Liz Mering, advocacy director of Homer environmental nonprofit Cook Inletkeeper, said it’s about time the federal government updates its century-old leasing policies.
“The big hole in this is that it doesn’t talk about climate change at all,” she said. “And so it talks about finances. And if this was even 20 or 30 years ago, maybe it would have been appropriate to just make them pay us back. But it doesn’t account for the real damage climate change is doing.”
In January, the Biden Administration said it would review its process of selling tracts for oil and gas development when it hit pause on the lease sale in Cook Inlet, citing concerns about climate change.
The new 18-page report, published months later, is the product of that review.
The biggest takeaway: The feds should raise their royalty rate. That’s the percentage of revenue that oil and gas producers have to pay the government based on the amount of fuel they get out of the ground on any slice of federal land or on the ocean floor. The report said increasing what the companies are paying will create fairer returns for taxpayers.

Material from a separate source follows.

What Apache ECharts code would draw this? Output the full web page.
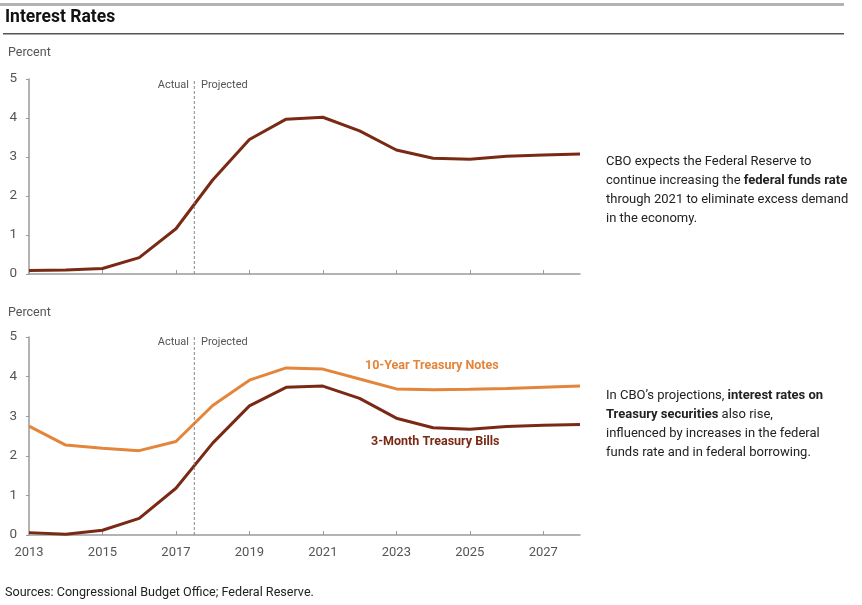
<!DOCTYPE html>
<html>
<head>
<meta charset="utf-8">
<script src="https://cdn.jsdelivr.net/npm/echarts@6/dist/echarts.min.js"></script>
<style>
  html, body { margin: 0; padding: 0; background: #fff; }
  #chart { width: 862px; height: 605px; }
</style>
</head>
<body>
<div id="chart"></div>
<script>
// 数据
const years = ['2013', '2014', '2015', '2016', '2017', '2018', '2019', '2020',
               '2021', '2022', '2023', '2024', '2025', '2026', '2027', '2028'];
const fedFunds = [0.09, 0.1, 0.14, 0.42, 1.16, 2.41, 3.45, 3.97, 4.02, 3.67, 3.18, 2.97, 2.94, 3.02, 3.05, 3.08];
const tenYear = [2.75, 2.27, 2.19, 2.13, 2.36, 3.27, 3.91, 4.22, 4.19, 3.94, 3.69, 3.67, 3.68, 3.70, 3.73, 3.76];
const threeMonth = [0.06, 0.02, 0.12, 0.42, 1.18, 2.32, 3.26, 3.73, 3.76, 3.45, 2.95, 2.71, 2.67, 2.74, 2.77, 2.79];
const dividerIndex = 4.5; // 2017 年中: Actual / Projected

const FONT = '"Roboto", "Liberation Sans", sans-serif';
const DARK = '#7a2a14';
const ORANGE = '#e3853b';
const GRAY = '#555';

const chart = echarts.init(document.getElementById('chart'));

function catAxis(gridIndex, showLabel) {
    return {
        type: 'category',
        gridIndex: gridIndex,
        data: years,
        boundaryGap: false,
        axisLine: { lineStyle: { color: '#9a9a9a', width: 1.5 } },
        axisTick: {
            inside: true, length: 4,
            interval: (i) => i % 2 === 0,
            lineStyle: { color: '#9a9a9a' }
        },
        axisLabel: {
            show: showLabel,
            interval: (i) => i % 2 === 0,
            color: GRAY, fontFamily: FONT, fontSize: 13, margin: 11
        },
        splitLine: { show: false }
    };
}

function hiddenAxis(gridIndex) {
    return { type: 'value', gridIndex: gridIndex, min: 0, max: years.length - 1, show: false };
}

function valAxis(gridIndex) {
    return {
        type: 'value', gridIndex: gridIndex, min: 0, max: 5, interval: 1,
        axisLine: { show: true, lineStyle: { color: '#9a9a9a', width: 1.5 } },
        axisTick: { show: true, length: 3, lineStyle: { color: '#9a9a9a' } },
        axisLabel: { color: GRAY, fontFamily: FONT, fontSize: 13.5, margin: 12 },
        splitLine: { show: false }
    };
}

function lineSeries(x, y, data, color) {
    return {
        type: 'line', xAxisIndex: x, yAxisIndex: y, data: data,
        symbol: 'none', silent: true,
        lineStyle: { color: color, width: 3 }
    };
}

function divider(x, y) {
    return {
        type: 'line', xAxisIndex: x, yAxisIndex: y,
        data: [[dividerIndex, 0], [dividerIndex, 5]],
        symbol: 'none', silent: true,
        lineStyle: { color: '#888', width: 1, type: [3, 2] }
    };
}

function splitText(top) {
    return [
        { type: 'text', right: 862 - 189, top: top,
          style: { text: 'Actual', fill: GRAY, font: '11px ' + FONT } },
        { type: 'text', left: 201, top: top,
          style: { text: 'Projected', fill: GRAY, font: '11px ' + FONT } }
    ];
}

const bodyRich = { b: { fontWeight: 'bold', fontSize: 13, fontFamily: FONT, fill: '#222' } };

chart.setOption({
    animation: false,
    grid: [
        { left: 29, top: 79, width: 551, height: 195 },
        { left: 29, top: 337, width: 551, height: 198 }
    ],
    xAxis: [catAxis(0, false), catAxis(1, true), hiddenAxis(0), hiddenAxis(1)],
    yAxis: [valAxis(0), valAxis(1)],
    series: [
        lineSeries(0, 0, fedFunds, DARK),
        lineSeries(1, 1, tenYear, ORANGE),
        lineSeries(1, 1, threeMonth, DARK),
        divider(2, 0),
        divider(3, 1)
    ],
    graphic: [
        // 顶部装饰线
        { type: 'rect', shape: { x: 0, y: 3, width: 844, height: 3 }, style: { fill: '#b3b3b3' } },
        { type: 'rect', shape: { x: 3, y: 33, width: 841, height: 1.5 }, style: { fill: '#555' } },
        { type: 'text', left: 5, top: 9,
          style: { text: 'Interest Rates', fill: '#111', font: 'bold 17.5px ' + FONT } },
        { type: 'text', left: 8, top: 46,
          style: { text: 'Percent', fill: GRAY, font: '12.5px ' + FONT } },
        { type: 'text', left: 8, top: 306,
          style: { text: 'Percent', fill: GRAY, font: '12.5px ' + FONT } },
        ...splitText(80),
        ...splitText(337),
        { type: 'text', left: 365, top: 359,
          style: { text: '10-Year Treasury Notes', fill: ORANGE, font: 'bold 12.5px ' + FONT } },
        { type: 'text', left: 371, top: 435,
          style: { text: '3-Month Treasury Bills', fill: DARK, font: 'bold 12.5px ' + FONT } },
        { type: 'text', left: 606, top: 152,
          style: {
              text: 'CBO expects the Federal Reserve to\ncontinue increasing the {b|federal funds rate}\nthrough 2021 to eliminate excess demand\nin the economy.',
              fill: '#222', font: '13px ' + FONT, lineHeight: 19, rich: bodyRich
          } },
        { type: 'text', left: 606, top: 386,
          style: {
              text: 'In CBO\u2019s projections, {b|interest rates on}\n{b|Treasury securities} also rise,\ninfluenced by increases in the federal\nfunds rate and in federal borrowing.',
              fill: '#222', font: '13px ' + FONT, lineHeight: 19, rich: bodyRich
          } },
        { type: 'text', left: 5, top: 586,
          style: { text: 'Sources: Congressional Budget Office; Federal Reserve.', fill: '#222', font: '12.6px ' + FONT } }
    ]
});
</script>
</body>
</html>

Right now, the federal royalty rate is a minimum 12.5 percent for offshore leases. And that hasn’t changed in decades. The money is divided between the feds and the state.
The Interior’s report does not suggest new royalty rates.
The report also recommends raising bond rates, which it said will better ensure companies properly clean up their abandoned wells. Another suggestion is that companies meet historical environmental and safety standards before they purchase leases.
While Mering, with Inletkeeper, said the report doesn’t do enough, industry advocates say it’s too strict.
Kara Moriarty, head of the Alaska Oil and Gas Association, said the industry is already struggling to rebound from the pandemic, and increasing royalty rates would be a serious blow. She said the recommendations all but ban offshore drilling.
“It’s just disheartening that they took 10 months to say what I think we expected them to say in the first place,” she said.
U.S. Sen. Lisa Murkowski had a similar take.
“This report is exactly what we thought it would be: a series of preordained conclusions that are designed to end federal oil and gas production,” she said Monday. “President Biden campaigned on that, and his administration is now advancing what amounts to a death-by-a-thousand-cuts strategy to achieve it.”
Meanwhile, the federal government is moving toward holding a lease sale in Cook Inlet.
The Department of the Interior tried to pause that sale, and a sale in the Gulf of Mexico, while its review was underway. But it said it was over a barrel after a district court judge ordered the sales to continue, following a lawsuit from Alaska and a dozen other states. Last month’s sale in the Gulf of Mexico was the largest in the country’s history.
It’s unclear how the new report will impact the Cook Inlet sale. The feds haven’t laid out a concrete plan to enact the report’s recommendations.
And some of the recommended reforms overlap with provisions in the large Build Back Better Bill that is making its way through Congress. That bill also would prohibit offshore leasing on both U.S. coasts. Alaska and part of the Gulf of Mexico are not included.
Mering said it’s possible royalty rates will be higher for companies bidding on leases in the Cook Inlet auction, spreading more of the wealth from extraction to taxpayers.
Still, she hopes the Biden administration can stop the sale in Cook Inlet from happening altogether.
“It’s very clear that they do have the ability to cancel the lease sale proposed in Cook Inlet. And so we will still be asking them to do that,” she said.
Moriarty said the oil and gas industry trade group will be making a case of its own.
“For us, it just means we need to double down and to continue to try to communicate the best we can why consistent lease sales are important in both the Cook Inlet and the Beaufort Sea, and why it makes sense to continue to develop our oil and gas resources,” she said.
Even without legal challenges, a sale in Cook Inlet is not guaranteed. The Bureau of Ocean Energy Management canceled lease sales in 2006, 2008 and 2010 in Cook Inlet due to lack of industry interest.